Exercise: Consider the data that follows and state how many lines contain the string "with", using the number alone.

[Begin]

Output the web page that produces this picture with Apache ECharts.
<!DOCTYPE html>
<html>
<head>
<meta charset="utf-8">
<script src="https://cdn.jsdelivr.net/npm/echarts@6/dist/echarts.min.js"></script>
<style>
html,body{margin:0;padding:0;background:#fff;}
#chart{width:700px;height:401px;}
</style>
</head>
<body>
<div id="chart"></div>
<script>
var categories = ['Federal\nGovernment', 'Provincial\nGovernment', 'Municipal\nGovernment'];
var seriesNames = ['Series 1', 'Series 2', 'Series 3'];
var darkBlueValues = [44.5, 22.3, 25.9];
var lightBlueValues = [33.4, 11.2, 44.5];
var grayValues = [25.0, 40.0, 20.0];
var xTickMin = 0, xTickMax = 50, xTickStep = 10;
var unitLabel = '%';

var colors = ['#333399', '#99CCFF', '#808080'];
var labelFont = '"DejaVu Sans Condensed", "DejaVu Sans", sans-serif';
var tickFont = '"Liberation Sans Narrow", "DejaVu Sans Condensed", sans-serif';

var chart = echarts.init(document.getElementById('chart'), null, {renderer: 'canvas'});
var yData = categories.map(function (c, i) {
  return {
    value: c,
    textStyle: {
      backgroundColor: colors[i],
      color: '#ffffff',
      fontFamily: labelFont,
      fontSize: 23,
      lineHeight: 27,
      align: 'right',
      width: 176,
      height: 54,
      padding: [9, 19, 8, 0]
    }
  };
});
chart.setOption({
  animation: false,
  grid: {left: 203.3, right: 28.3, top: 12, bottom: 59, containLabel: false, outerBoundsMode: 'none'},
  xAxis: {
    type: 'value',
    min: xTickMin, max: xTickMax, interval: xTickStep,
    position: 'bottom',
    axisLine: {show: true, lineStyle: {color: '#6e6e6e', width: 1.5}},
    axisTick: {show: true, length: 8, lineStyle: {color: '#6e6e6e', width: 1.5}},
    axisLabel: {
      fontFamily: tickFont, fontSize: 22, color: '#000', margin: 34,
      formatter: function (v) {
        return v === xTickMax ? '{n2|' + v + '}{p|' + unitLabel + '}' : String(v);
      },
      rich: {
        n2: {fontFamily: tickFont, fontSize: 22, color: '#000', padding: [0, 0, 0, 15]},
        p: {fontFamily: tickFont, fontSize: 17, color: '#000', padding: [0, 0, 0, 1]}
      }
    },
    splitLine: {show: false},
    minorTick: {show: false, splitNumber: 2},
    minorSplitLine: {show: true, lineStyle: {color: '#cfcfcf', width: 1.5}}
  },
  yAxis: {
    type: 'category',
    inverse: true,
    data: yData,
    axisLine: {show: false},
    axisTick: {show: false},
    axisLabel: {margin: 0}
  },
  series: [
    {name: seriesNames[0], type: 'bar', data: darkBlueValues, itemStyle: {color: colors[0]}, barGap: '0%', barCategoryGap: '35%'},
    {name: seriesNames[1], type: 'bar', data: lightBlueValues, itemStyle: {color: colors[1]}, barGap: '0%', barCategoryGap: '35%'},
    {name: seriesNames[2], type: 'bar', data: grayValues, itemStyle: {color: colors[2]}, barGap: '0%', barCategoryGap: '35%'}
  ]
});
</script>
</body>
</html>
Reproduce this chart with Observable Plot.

[End]

The answer: 2